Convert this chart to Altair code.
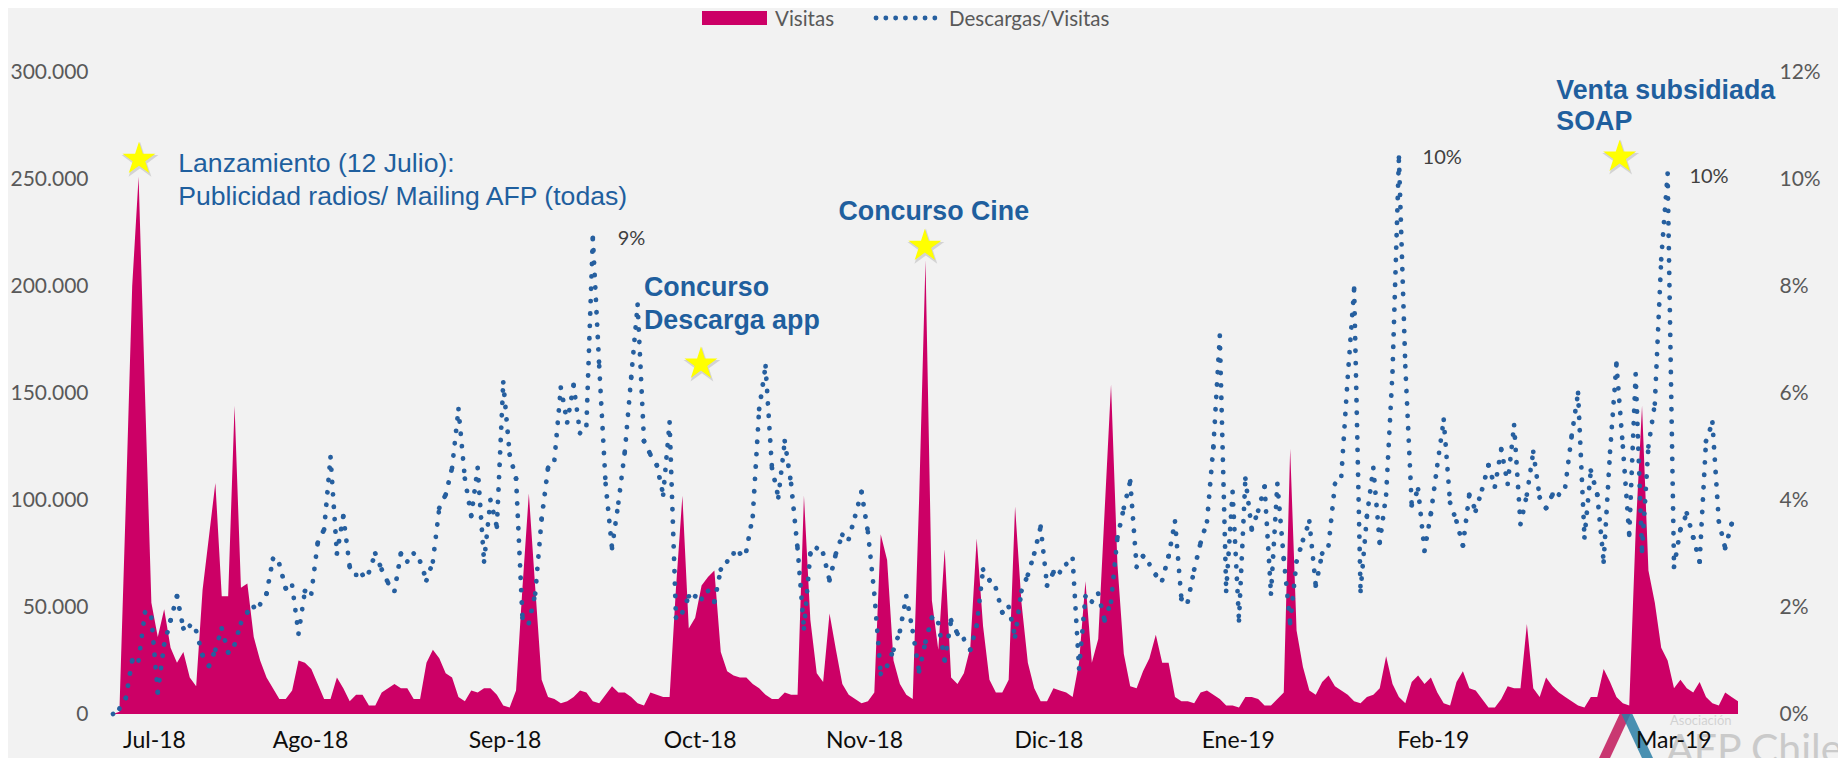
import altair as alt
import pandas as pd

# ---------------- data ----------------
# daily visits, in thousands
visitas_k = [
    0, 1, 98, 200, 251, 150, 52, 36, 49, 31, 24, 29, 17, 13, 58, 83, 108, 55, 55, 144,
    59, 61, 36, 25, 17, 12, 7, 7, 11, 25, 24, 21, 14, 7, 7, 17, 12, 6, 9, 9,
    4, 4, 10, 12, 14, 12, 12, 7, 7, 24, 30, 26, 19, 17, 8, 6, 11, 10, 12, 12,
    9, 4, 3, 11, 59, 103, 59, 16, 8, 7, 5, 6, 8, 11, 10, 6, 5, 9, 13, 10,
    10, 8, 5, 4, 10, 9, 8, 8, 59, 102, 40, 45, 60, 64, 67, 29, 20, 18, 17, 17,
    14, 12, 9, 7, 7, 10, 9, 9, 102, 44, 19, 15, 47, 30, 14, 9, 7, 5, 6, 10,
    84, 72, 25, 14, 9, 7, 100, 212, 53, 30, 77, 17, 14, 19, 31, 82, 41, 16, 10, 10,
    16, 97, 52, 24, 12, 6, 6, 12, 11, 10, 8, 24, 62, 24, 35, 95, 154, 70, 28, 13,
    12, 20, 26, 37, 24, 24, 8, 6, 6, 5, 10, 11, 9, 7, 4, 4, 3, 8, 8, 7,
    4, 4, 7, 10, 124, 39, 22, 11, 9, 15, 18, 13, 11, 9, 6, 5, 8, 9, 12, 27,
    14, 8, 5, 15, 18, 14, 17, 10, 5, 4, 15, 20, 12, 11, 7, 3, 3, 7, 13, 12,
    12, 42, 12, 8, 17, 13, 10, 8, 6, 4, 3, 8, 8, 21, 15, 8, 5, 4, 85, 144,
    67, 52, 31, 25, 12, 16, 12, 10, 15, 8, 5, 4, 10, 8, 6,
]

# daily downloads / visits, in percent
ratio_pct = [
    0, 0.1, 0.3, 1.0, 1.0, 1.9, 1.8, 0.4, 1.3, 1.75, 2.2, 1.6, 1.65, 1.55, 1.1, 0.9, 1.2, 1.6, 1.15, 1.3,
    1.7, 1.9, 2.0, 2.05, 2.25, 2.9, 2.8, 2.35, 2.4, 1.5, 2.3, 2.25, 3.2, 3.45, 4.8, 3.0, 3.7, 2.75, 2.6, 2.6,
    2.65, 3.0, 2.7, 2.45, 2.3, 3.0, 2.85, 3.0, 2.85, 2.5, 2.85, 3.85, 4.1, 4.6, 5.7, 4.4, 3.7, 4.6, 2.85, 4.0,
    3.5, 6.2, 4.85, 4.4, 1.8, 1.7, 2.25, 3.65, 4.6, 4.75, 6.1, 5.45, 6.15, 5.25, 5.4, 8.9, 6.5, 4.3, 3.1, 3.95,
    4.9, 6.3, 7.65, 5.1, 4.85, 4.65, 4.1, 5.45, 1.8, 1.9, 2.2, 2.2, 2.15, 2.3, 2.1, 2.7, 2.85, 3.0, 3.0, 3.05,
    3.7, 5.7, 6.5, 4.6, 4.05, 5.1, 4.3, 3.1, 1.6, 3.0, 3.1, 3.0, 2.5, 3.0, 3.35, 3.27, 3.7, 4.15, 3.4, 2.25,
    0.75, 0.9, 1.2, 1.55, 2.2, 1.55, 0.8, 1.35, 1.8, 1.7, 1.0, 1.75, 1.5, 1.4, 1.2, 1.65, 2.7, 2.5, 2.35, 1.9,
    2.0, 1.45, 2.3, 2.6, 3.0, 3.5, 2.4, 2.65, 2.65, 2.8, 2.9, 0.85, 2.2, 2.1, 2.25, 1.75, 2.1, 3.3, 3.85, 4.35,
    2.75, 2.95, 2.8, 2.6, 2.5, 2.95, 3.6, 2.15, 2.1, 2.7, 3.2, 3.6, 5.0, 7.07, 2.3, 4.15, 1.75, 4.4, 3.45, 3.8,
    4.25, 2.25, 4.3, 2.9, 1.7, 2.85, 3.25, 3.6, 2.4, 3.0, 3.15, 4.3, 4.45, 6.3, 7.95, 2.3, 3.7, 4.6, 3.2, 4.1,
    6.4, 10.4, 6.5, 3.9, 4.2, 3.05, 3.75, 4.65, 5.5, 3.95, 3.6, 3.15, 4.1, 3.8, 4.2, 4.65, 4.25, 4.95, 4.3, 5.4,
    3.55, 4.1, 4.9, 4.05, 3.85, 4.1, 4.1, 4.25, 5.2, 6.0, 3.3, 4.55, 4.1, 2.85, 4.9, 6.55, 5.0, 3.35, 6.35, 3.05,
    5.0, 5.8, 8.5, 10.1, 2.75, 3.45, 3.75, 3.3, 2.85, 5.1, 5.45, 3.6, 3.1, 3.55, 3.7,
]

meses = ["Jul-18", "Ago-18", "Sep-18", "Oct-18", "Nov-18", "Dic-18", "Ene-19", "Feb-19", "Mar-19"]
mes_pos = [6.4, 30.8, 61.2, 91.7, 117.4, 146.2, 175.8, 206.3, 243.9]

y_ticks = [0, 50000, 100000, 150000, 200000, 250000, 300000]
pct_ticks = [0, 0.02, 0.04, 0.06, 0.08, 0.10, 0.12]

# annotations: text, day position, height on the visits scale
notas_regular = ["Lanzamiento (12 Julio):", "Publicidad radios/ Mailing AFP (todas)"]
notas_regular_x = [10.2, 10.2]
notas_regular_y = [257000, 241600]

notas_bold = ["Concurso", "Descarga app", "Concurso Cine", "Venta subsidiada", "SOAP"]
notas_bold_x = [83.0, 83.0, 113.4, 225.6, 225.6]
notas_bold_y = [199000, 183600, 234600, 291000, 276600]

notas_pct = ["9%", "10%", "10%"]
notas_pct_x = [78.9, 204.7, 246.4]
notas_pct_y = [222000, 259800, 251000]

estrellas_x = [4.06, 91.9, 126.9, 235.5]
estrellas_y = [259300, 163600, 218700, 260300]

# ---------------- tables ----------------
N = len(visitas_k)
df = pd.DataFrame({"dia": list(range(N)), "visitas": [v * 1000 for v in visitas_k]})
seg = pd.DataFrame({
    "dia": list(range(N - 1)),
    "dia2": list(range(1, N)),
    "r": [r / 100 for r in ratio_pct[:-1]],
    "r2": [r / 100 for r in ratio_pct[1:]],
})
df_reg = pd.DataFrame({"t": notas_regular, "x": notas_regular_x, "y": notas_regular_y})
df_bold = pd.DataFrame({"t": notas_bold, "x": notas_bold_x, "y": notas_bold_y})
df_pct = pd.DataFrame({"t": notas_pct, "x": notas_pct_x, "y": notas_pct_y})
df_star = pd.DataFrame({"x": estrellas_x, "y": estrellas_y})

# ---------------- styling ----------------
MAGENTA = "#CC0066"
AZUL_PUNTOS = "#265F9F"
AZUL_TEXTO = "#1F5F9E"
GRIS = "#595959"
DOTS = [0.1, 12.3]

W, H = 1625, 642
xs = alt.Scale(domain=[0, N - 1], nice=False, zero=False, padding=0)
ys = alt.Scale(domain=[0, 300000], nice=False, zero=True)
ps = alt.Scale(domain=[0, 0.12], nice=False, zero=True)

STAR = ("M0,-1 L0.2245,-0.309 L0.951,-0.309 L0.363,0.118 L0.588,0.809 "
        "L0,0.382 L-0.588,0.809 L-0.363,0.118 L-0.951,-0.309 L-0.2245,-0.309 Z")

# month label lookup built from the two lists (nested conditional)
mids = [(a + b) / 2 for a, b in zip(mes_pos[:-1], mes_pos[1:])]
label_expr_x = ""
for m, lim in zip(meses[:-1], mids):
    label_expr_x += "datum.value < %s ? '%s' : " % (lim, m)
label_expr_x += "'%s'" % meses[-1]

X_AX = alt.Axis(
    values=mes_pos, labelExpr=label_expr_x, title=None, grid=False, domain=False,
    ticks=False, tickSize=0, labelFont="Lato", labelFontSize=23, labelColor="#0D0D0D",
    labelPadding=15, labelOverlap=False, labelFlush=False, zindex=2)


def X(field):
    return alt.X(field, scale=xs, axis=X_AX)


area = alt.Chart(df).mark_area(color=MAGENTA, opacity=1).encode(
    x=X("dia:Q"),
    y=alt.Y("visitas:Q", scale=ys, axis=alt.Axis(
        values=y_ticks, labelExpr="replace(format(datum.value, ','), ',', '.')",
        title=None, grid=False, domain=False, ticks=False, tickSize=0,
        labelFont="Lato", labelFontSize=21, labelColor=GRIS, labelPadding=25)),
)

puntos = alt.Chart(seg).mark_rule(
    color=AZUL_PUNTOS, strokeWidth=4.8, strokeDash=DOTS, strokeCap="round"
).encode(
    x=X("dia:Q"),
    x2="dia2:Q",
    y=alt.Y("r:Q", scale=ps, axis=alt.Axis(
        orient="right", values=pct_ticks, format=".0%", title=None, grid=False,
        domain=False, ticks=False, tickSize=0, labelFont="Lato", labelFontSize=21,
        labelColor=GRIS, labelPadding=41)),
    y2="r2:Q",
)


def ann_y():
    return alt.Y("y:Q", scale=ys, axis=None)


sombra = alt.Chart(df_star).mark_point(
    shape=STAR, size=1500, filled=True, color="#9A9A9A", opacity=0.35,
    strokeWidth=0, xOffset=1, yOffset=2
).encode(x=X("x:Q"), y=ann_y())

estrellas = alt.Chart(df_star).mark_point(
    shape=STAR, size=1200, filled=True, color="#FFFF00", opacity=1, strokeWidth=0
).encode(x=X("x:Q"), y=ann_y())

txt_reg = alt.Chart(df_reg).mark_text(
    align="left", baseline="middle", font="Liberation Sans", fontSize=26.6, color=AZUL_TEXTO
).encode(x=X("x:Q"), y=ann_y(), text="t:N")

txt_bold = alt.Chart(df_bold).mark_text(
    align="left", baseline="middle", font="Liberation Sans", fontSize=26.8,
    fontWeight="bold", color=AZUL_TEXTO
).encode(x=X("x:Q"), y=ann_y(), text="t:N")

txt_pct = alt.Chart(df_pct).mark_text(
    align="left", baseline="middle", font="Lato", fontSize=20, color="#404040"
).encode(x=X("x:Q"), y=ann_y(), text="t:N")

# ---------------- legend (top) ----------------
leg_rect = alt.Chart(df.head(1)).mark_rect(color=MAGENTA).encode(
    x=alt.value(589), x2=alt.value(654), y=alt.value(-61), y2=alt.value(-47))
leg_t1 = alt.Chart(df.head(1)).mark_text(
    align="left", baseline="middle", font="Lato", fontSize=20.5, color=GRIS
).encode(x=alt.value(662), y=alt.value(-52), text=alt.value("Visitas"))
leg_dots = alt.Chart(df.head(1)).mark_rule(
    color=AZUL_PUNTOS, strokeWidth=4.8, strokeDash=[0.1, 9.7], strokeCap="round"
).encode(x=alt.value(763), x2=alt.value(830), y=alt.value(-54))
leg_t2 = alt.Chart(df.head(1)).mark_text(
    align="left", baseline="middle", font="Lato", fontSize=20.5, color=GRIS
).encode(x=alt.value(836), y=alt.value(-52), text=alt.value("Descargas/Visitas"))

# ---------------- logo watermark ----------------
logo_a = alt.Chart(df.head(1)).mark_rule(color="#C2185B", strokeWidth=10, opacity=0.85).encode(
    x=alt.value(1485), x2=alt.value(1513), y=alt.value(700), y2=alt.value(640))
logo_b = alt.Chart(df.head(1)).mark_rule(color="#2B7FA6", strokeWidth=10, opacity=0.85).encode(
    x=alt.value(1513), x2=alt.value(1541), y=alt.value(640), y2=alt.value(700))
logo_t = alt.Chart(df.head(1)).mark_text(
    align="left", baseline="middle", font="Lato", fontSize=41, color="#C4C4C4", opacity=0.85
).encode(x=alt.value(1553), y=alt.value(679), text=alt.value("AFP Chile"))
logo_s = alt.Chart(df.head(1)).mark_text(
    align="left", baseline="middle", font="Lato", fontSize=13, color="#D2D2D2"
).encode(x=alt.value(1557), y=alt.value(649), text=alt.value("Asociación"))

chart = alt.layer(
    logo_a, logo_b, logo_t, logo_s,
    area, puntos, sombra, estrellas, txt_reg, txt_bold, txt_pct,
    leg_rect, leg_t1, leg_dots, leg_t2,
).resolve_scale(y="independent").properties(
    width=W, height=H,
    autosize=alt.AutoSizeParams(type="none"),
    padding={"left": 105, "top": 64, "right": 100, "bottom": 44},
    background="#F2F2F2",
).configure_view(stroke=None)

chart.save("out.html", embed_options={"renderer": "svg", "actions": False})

__WRITTEN REQUEST__. Pictures stay out. Print the data exactly, from its first line through the line containing "import pandas as pd".

__COMPLETED TASK__.
Convert this chart to Altair code.
import altair as alt
import pandas as pd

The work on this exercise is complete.